Leaving out all images, write out the records that follow exactly.

Collection entries:
┌──

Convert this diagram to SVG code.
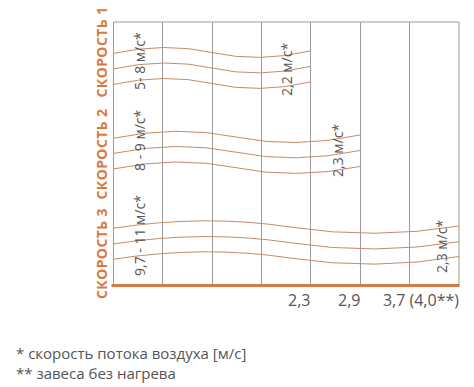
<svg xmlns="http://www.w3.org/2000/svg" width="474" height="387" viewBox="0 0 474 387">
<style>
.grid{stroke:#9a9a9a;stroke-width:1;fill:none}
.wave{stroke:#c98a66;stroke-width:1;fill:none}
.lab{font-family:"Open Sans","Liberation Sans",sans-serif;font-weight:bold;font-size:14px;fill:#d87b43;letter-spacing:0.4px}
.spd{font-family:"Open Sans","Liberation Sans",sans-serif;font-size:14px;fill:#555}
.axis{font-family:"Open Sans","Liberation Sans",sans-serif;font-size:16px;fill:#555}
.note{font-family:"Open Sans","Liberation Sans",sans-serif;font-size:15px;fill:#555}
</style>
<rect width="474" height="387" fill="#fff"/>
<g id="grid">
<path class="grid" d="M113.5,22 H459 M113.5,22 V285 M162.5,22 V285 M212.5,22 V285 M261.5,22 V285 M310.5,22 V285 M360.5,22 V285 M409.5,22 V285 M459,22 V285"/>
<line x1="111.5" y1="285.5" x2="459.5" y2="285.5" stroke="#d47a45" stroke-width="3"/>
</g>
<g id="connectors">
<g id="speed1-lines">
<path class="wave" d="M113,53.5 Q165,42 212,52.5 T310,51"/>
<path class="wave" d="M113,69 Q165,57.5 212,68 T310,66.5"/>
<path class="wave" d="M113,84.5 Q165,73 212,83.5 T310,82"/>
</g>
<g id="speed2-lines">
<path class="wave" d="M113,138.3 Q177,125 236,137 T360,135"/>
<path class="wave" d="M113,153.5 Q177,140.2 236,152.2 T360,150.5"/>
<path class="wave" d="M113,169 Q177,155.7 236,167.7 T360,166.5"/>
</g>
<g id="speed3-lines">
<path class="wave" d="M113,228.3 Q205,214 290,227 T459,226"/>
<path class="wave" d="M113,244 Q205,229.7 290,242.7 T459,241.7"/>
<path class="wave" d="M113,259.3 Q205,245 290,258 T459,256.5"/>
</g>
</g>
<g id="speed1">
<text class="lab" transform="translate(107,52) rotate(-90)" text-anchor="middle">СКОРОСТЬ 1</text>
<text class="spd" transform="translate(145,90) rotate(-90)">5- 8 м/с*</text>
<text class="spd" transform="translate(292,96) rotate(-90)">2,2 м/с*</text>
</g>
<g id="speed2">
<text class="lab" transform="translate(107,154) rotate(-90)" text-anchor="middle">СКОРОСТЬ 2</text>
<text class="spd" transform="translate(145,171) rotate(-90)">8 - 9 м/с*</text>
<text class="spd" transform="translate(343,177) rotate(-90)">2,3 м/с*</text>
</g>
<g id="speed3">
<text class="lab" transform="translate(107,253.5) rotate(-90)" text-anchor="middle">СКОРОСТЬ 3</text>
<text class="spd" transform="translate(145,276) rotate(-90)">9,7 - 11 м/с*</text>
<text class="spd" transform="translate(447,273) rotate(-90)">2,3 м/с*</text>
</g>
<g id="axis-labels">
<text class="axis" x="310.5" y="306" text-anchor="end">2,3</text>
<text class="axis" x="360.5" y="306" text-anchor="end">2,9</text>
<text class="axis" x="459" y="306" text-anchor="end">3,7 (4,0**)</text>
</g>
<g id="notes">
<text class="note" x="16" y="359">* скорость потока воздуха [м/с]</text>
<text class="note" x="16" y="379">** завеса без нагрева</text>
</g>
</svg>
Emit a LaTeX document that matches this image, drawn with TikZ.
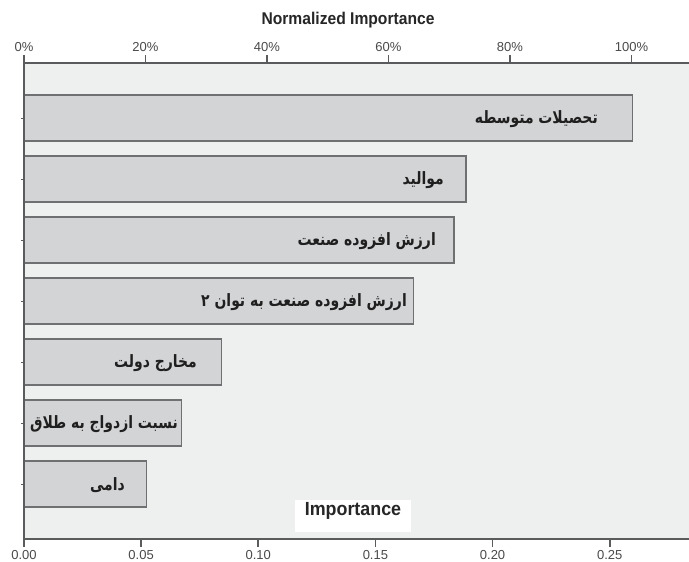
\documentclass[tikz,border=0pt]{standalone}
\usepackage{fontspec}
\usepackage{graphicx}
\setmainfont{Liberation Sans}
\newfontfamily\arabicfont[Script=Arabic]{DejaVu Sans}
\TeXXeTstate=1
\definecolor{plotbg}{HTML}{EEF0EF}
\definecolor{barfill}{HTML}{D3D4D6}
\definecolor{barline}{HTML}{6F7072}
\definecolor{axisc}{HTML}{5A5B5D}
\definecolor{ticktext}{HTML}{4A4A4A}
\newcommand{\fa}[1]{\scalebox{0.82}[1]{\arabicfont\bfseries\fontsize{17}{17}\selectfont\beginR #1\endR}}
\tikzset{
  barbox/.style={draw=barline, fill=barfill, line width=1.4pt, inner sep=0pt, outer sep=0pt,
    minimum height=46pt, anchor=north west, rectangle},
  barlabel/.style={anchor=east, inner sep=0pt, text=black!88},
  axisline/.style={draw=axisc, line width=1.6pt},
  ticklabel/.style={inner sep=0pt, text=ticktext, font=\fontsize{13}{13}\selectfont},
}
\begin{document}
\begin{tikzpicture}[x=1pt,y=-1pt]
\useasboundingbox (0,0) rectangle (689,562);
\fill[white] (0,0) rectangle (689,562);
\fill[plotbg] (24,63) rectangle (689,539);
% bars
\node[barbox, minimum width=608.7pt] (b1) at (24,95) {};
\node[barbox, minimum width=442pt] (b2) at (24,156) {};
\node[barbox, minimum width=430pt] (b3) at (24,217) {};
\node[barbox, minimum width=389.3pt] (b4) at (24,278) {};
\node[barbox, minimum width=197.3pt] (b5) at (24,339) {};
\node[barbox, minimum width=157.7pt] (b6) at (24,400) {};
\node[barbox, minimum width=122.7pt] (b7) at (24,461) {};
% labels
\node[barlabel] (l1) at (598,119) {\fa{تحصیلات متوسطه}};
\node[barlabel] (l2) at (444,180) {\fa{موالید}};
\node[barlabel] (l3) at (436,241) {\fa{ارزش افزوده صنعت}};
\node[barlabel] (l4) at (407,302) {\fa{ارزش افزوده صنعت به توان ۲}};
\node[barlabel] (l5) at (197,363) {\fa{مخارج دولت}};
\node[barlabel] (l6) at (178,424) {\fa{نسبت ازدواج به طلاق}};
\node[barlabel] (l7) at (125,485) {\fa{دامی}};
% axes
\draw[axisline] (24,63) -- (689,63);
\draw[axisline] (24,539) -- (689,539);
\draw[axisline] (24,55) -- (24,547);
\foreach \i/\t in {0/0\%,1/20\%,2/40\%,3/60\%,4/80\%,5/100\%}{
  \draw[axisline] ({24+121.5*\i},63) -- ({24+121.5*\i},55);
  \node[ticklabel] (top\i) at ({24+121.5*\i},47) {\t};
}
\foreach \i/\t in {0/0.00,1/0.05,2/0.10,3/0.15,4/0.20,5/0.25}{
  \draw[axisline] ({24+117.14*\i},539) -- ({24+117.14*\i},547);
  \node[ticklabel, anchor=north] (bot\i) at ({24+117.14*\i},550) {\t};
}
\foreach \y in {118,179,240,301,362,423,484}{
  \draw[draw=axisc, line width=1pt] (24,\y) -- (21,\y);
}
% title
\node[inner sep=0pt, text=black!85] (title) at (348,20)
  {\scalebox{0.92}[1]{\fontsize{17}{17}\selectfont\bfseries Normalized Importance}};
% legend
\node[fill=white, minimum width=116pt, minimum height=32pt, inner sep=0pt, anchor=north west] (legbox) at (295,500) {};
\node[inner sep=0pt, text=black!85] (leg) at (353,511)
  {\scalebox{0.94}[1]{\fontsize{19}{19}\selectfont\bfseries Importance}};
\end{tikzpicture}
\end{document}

└──

» FINAL ANSWER:
Convert this diagram to SVG code.
<svg xmlns="http://www.w3.org/2000/svg" width="474" height="387" viewBox="0 0 474 387">
<style>
.grid{stroke:#9a9a9a;stroke-width:1;fill:none}
.wave{stroke:#c98a66;stroke-width:1;fill:none}
.lab{font-family:"Open Sans","Liberation Sans",sans-serif;font-weight:bold;font-size:14px;fill:#d87b43;letter-spacing:0.4px}
.spd{font-family:"Open Sans","Liberation Sans",sans-serif;font-size:14px;fill:#555}
.axis{font-family:"Open Sans","Liberation Sans",sans-serif;font-size:16px;fill:#555}
.note{font-family:"Open Sans","Liberation Sans",sans-serif;font-size:15px;fill:#555}
</style>
<rect width="474" height="387" fill="#fff"/>
<g id="grid">
<path class="grid" d="M113.5,22 H459 M113.5,22 V285 M162.5,22 V285 M212.5,22 V285 M261.5,22 V285 M310.5,22 V285 M360.5,22 V285 M409.5,22 V285 M459,22 V285"/>
<line x1="111.5" y1="285.5" x2="459.5" y2="285.5" stroke="#d47a45" stroke-width="3"/>
</g>
<g id="connectors">
<g id="speed1-lines">
<path class="wave" d="M113,53.5 Q165,42 212,52.5 T310,51"/>
<path class="wave" d="M113,69 Q165,57.5 212,68 T310,66.5"/>
<path class="wave" d="M113,84.5 Q165,73 212,83.5 T310,82"/>
</g>
<g id="speed2-lines">
<path class="wave" d="M113,138.3 Q177,125 236,137 T360,135"/>
<path class="wave" d="M113,153.5 Q177,140.2 236,152.2 T360,150.5"/>
<path class="wave" d="M113,169 Q177,155.7 236,167.7 T360,166.5"/>
</g>
<g id="speed3-lines">
<path class="wave" d="M113,228.3 Q205,214 290,227 T459,226"/>
<path class="wave" d="M113,244 Q205,229.7 290,242.7 T459,241.7"/>
<path class="wave" d="M113,259.3 Q205,245 290,258 T459,256.5"/>
</g>
</g>
<g id="speed1">
<text class="lab" transform="translate(107,52) rotate(-90)" text-anchor="middle">СКОРОСТЬ 1</text>
<text class="spd" transform="translate(145,90) rotate(-90)">5- 8 м/с*</text>
<text class="spd" transform="translate(292,96) rotate(-90)">2,2 м/с*</text>
</g>
<g id="speed2">
<text class="lab" transform="translate(107,154) rotate(-90)" text-anchor="middle">СКОРОСТЬ 2</text>
<text class="spd" transform="translate(145,171) rotate(-90)">8 - 9 м/с*</text>
<text class="spd" transform="translate(343,177) rotate(-90)">2,3 м/с*</text>
</g>
<g id="speed3">
<text class="lab" transform="translate(107,253.5) rotate(-90)" text-anchor="middle">СКОРОСТЬ 3</text>
<text class="spd" transform="translate(145,276) rotate(-90)">9,7 - 11 м/с*</text>
<text class="spd" transform="translate(447,273) rotate(-90)">2,3 м/с*</text>
</g>
<g id="axis-labels">
<text class="axis" x="310.5" y="306" text-anchor="end">2,3</text>
<text class="axis" x="360.5" y="306" text-anchor="end">2,9</text>
<text class="axis" x="459" y="306" text-anchor="end">3,7 (4,0**)</text>
</g>
<g id="notes">
<text class="note" x="16" y="359">* скорость потока воздуха [м/с]</text>
<text class="note" x="16" y="379">** завеса без нагрева</text>
</g>
</svg>
Emit a LaTeX document that matches this image, drawn with TikZ.
\documentclass[tikz,border=0pt]{standalone}
\usepackage{fontspec}
\usepackage{graphicx}
\setmainfont{Liberation Sans}
\newfontfamily\arabicfont[Script=Arabic]{DejaVu Sans}
\TeXXeTstate=1
\definecolor{plotbg}{HTML}{EEF0EF}
\definecolor{barfill}{HTML}{D3D4D6}
\definecolor{barline}{HTML}{6F7072}
\definecolor{axisc}{HTML}{5A5B5D}
\definecolor{ticktext}{HTML}{4A4A4A}
\newcommand{\fa}[1]{\scalebox{0.82}[1]{\arabicfont\bfseries\fontsize{17}{17}\selectfont\beginR #1\endR}}
\tikzset{
  barbox/.style={draw=barline, fill=barfill, line width=1.4pt, inner sep=0pt, outer sep=0pt,
    minimum height=46pt, anchor=north west, rectangle},
  barlabel/.style={anchor=east, inner sep=0pt, text=black!88},
  axisline/.style={draw=axisc, line width=1.6pt},
  ticklabel/.style={inner sep=0pt, text=ticktext, font=\fontsize{13}{13}\selectfont},
}
\begin{document}
\begin{tikzpicture}[x=1pt,y=-1pt]
\useasboundingbox (0,0) rectangle (689,562);
\fill[white] (0,0) rectangle (689,562);
\fill[plotbg] (24,63) rectangle (689,539);
% bars
\node[barbox, minimum width=608.7pt] (b1) at (24,95) {};
\node[barbox, minimum width=442pt] (b2) at (24,156) {};
\node[barbox, minimum width=430pt] (b3) at (24,217) {};
\node[barbox, minimum width=389.3pt] (b4) at (24,278) {};
\node[barbox, minimum width=197.3pt] (b5) at (24,339) {};
\node[barbox, minimum width=157.7pt] (b6) at (24,400) {};
\node[barbox, minimum width=122.7pt] (b7) at (24,461) {};
% labels
\node[barlabel] (l1) at (598,119) {\fa{تحصیلات متوسطه}};
\node[barlabel] (l2) at (444,180) {\fa{موالید}};
\node[barlabel] (l3) at (436,241) {\fa{ارزش افزوده صنعت}};
\node[barlabel] (l4) at (407,302) {\fa{ارزش افزوده صنعت به توان ۲}};
\node[barlabel] (l5) at (197,363) {\fa{مخارج دولت}};
\node[barlabel] (l6) at (178,424) {\fa{نسبت ازدواج به طلاق}};
\node[barlabel] (l7) at (125,485) {\fa{دامی}};
% axes
\draw[axisline] (24,63) -- (689,63);
\draw[axisline] (24,539) -- (689,539);
\draw[axisline] (24,55) -- (24,547);
\foreach \i/\t in {0/0\%,1/20\%,2/40\%,3/60\%,4/80\%,5/100\%}{
  \draw[axisline] ({24+121.5*\i},63) -- ({24+121.5*\i},55);
  \node[ticklabel] (top\i) at ({24+121.5*\i},47) {\t};
}
\foreach \i/\t in {0/0.00,1/0.05,2/0.10,3/0.15,4/0.20,5/0.25}{
  \draw[axisline] ({24+117.14*\i},539) -- ({24+117.14*\i},547);
  \node[ticklabel, anchor=north] (bot\i) at ({24+117.14*\i},550) {\t};
}
\foreach \y in {118,179,240,301,362,423,484}{
  \draw[draw=axisc, line width=1pt] (24,\y) -- (21,\y);
}
% title
\node[inner sep=0pt, text=black!85] (title) at (348,20)
  {\scalebox{0.92}[1]{\fontsize{17}{17}\selectfont\bfseries Normalized Importance}};
% legend
\node[fill=white, minimum width=116pt, minimum height=32pt, inner sep=0pt, anchor=north west] (legbox) at (295,500) {};
\node[inner sep=0pt, text=black!85] (leg) at (353,511)
  {\scalebox{0.94}[1]{\fontsize{19}{19}\selectfont\bfseries Importance}};
\end{tikzpicture}
\end{document}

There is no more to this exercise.